Taking account the amendments, the judges of the High Court declared the electoral law as applicable as of immediately so theoretically nothing would stand in the way of early new elections. The proponents of as early a poll as possible greeted the announcement with enthusiasm. In particular, the left-wing populist Five Stars Movement (M5S) is in favour of holding new elections as soon as possible. The populists want a change of government and hope to benefit from opinion poll results that are currently in their favour. Members of Renzi’s inner circle have also spoken out repeatedly in favour of early new elections as they hope Renzi will be able to return to the office of Prime Minister as soon as possible. But the current head of government, Gentiloni, intends to continue the transitional government until the end of the regular period of office (2018).
After the rejection of the constitutional reform referendum, however, President Mattarella already declared that new elections will only be possible when the electoral law for both chambers of Parliament has been harmonised. Admittedly, the current court ruling has contributed to a partial adjustment. But while the Senate is elected under proportional representation legislation, this is not unrestrictedly the case for the Chamber of Deputies.
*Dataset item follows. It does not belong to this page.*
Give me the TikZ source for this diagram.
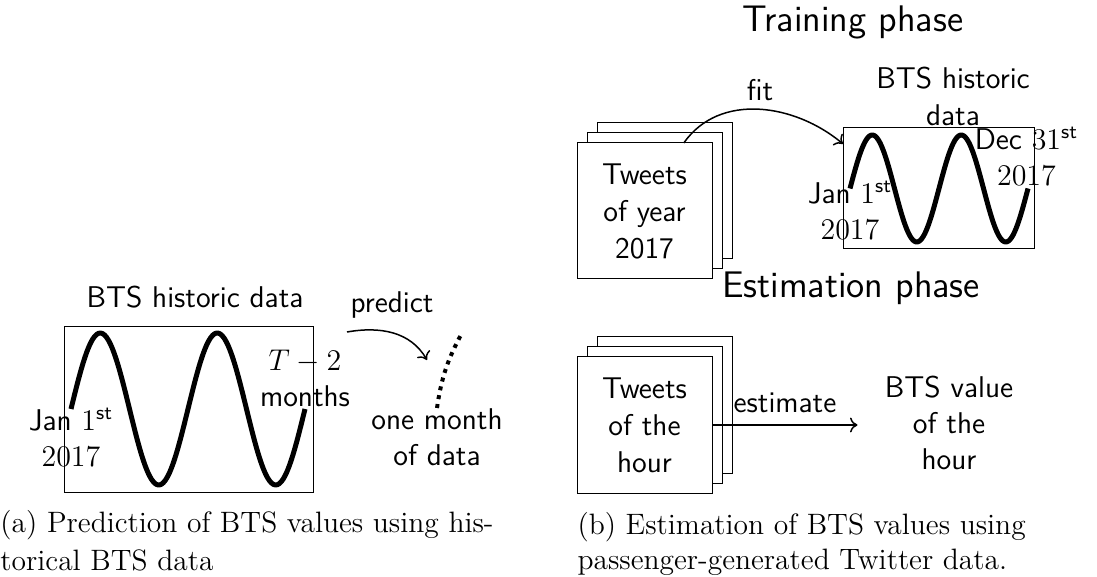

So Mattarella could force the government to make further adjustments to the electoral laws for both chambers before making the way free for possible new elections.
Against this background, an early election looks possible at the earliest in summer or autumn this year. At the moment, opinion polls suggest a neck-and-neck race between the ruling PD and the populist Five Stars Movement, whereby the former has only a wafer thin lead with 30% of the vote. As things stand, it is very unlikely that one of these two parties could reach the 40% threshold and thus obtain the absolute majority in the Chamber of Deputies.
So coalition alliances are likely to remain necessary. While M5S previously ruled out cooperating with established political forces it has now adopted a somewhat more pragmatic position. An indication of this is the ultimately unsuccessful attempt mounted by M5S leader, Beppe Grillo, to have his party join the liberal fraction in the European Parliament. An alliance with the liberal-conservative Forza Italia, which former Prime Minister Silvio Berlusconi has led again since summer last year, does, however, look extremely unlikely – especially as this alliance would need more partners to achieve a government majority.
So it is likely that Italy’s potentially complete return to proportional representation will also mean a return to a cumbersome system of government. As in the past, pragmatic consensus alliances between many fractions will make it extremely difficult to cooperate on concrete measures. In addition, the equal powers of both chambers of parliament, which it has not been possible to eliminate because of the failed referendum, will continue to stand in the way of more efficient government. This preservation of the status quo is also likely to continue to obstruct the reform process that is needed to eliminate structural barriers to growth.